Of potential interest in relation to further work on strategy terminology is the initiative of Henry G Burger to produce "a transitive cladistic for solving physical and social problems". "The dictionary analyzes a quarter-million world-listings by their processes, branches them binarily to pinpoint the concepts, thus sequentially tracing causes to their effects." (Henry G Burger, The Wordtree: a transitive cladistic for solving physical and social problems. Merriam (Kansas), 1984. It distinguishes the components of every action (transitive) verb in most dictionaries. Highly critical of the linearity of Roget's Thesaurus, Burger claims that by focusing on transitive verbs there is a built in emphasis on how action may be undertaken to solve problems. Solutions to problems are stored in language. He has developed a presentation to highlight this which contains a "quarter-million problems and solutions of behaviour and goals"
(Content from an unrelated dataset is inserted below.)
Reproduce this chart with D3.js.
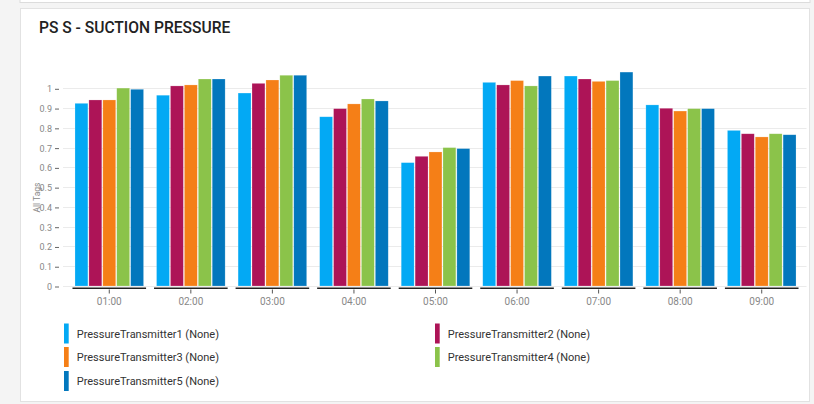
<!DOCTYPE html>
<html><head><meta charset="utf-8">
<script src="https://cdn.jsdelivr.net/npm/d3@7"></script>
<style>
html,body{margin:0;padding:0;background:#f4f4f4;width:814px;height:404px;overflow:hidden;font-family:Roboto,"Noto Sans",sans-serif;}
</style></head><body>
<svg id="chart" width="814" height="404"></svg>
<script>
const categories = ["01:00","02:00","03:00","04:00","05:00","06:00","07:00","08:00","09:00"];
const seriesNames = ["PressureTransmitter1 (None)","PressureTransmitter2 (None)","PressureTransmitter3 (None)","PressureTransmitter4 (None)","PressureTransmitter5 (None)"];
const seriesColors = ["#03A9F4","#AD1457","#F57F17","#8BC34A","#0277BD"];
const pt1 = [0.924,0.965,0.976,0.856,0.624,1.030,1.062,0.916,0.787];
const pt2 = [0.941,1.012,1.025,0.897,0.656,1.017,1.047,0.899,0.770];
const pt3 = [0.941,1.017,1.042,0.921,0.678,1.039,1.035,0.885,0.754];
const pt4 = [1.001,1.047,1.066,0.946,0.700,1.012,1.039,0.897,0.770];
const pt5 = [0.995,1.047,1.066,0.936,0.695,1.062,1.082,0.897,0.765];
const yTicks = [0,0.1,0.2,0.3,0.4,0.5,0.6,0.7,0.8,0.9,1];
const yLabel = "All Tags";
const title = "PS S - SUCTION PRESSURE";

const series = [pt1,pt2,pt3,pt4,pt5];
const svg = d3.select("#chart");

// cards
svg.append("rect").attr("x",20).attr("y",-4).attr("width",790).attr("height",6.5).attr("fill","#fff").attr("stroke","#dcdcdc");
svg.append("rect").attr("x",20.5).attr("y",8.5).attr("width",789).attr("height",393).attr("fill","#fff").attr("stroke","#e2e2e2");

svg.append("text").attr("x",39).attr("y",33).attr("font-size",15.6).attr("font-weight",500)
  .attr("fill","#222").text(title);

const x = d3.scaleBand().domain(categories).range([68.5,802.5]).paddingInner(0).paddingOuter(0);
const y = d3.scaleLinear().domain([0,1]).range([286,88.3]);
const xs = d3.scaleBand().domain(d3.range(5)).range([0,x.bandwidth()]).paddingOuter(0.43).paddingInner(0.0);

// gridlines
svg.append("g").selectAll("line").data(yTicks).join("line")
  .attr("x1",63).attr("x2",806.5).attr("y1",d=>Math.round(y(d))+0.5).attr("y2",d=>Math.round(y(d))+0.5)
  .attr("stroke","#ebebeb").attr("stroke-width",1);

// y axis
const yAxis = d3.axisLeft(y).tickValues(yTicks).tickFormat(d3.format("~g")).tickSize(4).tickPadding(3);
const gy = svg.append("g").attr("transform","translate(59,0.5)").call(yAxis);
gy.select(".domain").remove();
gy.selectAll(".tick line").attr("stroke","#666");
gy.selectAll(".tick text").attr("fill","#888").attr("font-size",9).attr("font-family","Roboto");

svg.append("text").attr("transform","translate(39.5,197.5) rotate(-90)").attr("text-anchor","middle")
  .attr("font-size",8.5).attr("fill","#888").text(yLabel);

// bars
const groups = svg.append("g").selectAll("g").data(categories).join("g")
  .attr("transform",d=>`translate(${x(d)},0)`);
groups.selectAll("rect").data((d,i)=>series.map((s,k)=>({k,v:s[i]}))).join("rect")
  .attr("x",d=>xs(d.k)+0.5).attr("width",xs.bandwidth()-1)
  .attr("y",d=>y(d.v)).attr("height",d=>y(0)-y(d.v))
  .attr("fill",d=>seriesColors[d.k]).attr("stroke","#ffffff").attr("stroke-opacity",0.35).attr("stroke-width",0.6);

// x axis
const xAxis = d3.axisBottom(x).tickSize(4).tickPadding(4);
const gx = svg.append("g").attr("transform","translate(0,289.5)").call(xAxis);
gx.select(".domain").remove();
gx.selectAll(".tick line").attr("stroke","#555");
gx.selectAll(".tick text").attr("fill","#888").attr("font-size",10).attr("font-family","Roboto");
svg.append("g").selectAll("line").data(categories).join("line")
  .attr("x1",d=>x(d)+x.bandwidth()/2-36.8).attr("x2",d=>x(d)+x.bandwidth()/2+36.8)
  .attr("y1",288.3).attr("y2",288.3).attr("stroke","#222").attr("stroke-width",1.6);

// legend
const legPos = [[64,333.5],[435,333.5],[64,357],[435,357],[64,381]];
const lg = svg.append("g").selectAll("g").data(seriesNames).join("g")
  .attr("transform",(d,i)=>`translate(${legPos[i][0]},${legPos[i][1]})`);
lg.append("rect").attr("x",0).attr("y",-10).attr("width",4.7).attr("height",20).attr("fill",(d,i)=>seriesColors[i]);
lg.append("text").attr("x",12.7).attr("y",4).attr("font-size",11).attr("fill","#333").text(d=>d);
</script>
</body></html>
The question remains however as to the degree to which the distinctions between similar strategies made with such linguistic devices are really meaningful, however much the subtle differences in emphasis are suggestive of potential significance which merits further investigation.
7. Human values
The words used to capture and label subtle distinctions between human values are remarkable for the degree of overlapping connotations. In Section V an attempt is made to chart this fuzziness. The question remains as to whether the distinctions made are to be considered meaningful. Furthermore, does the confusion of words constitute an ecosystem of necessary richness to ensure the survival of certain values that would otherwise become extinct?
The exploration in the Section M of the potential of metaphor in constructing realities is a direct response to the creative potential of language as a means of establishing more fruitful patterns of connections between seemingly unrelated concepts.
The different methods used all offer insights into the limitations and opportunities of language in increasing sensitivity to the range of phenomena that need to be borne in mind in responding to the global problematique. The acid test in reviewing the results can be performed as a thought experiment. For example, in the case of any given value word, can society afford to be insensitive to the value implied by that word, especially to the extent that the word indicates a value variant not adequately indicated by other words? Would the quality of life be diminished by ignoring that particular variant? Similarly, in the case of world problems, can society afford to neglect any one of the specific problems identified by a particular pattern of words on the assumption that, to the extent it is significant, it will be subsumed under some broader problem through which an effective response to it will be undertaken?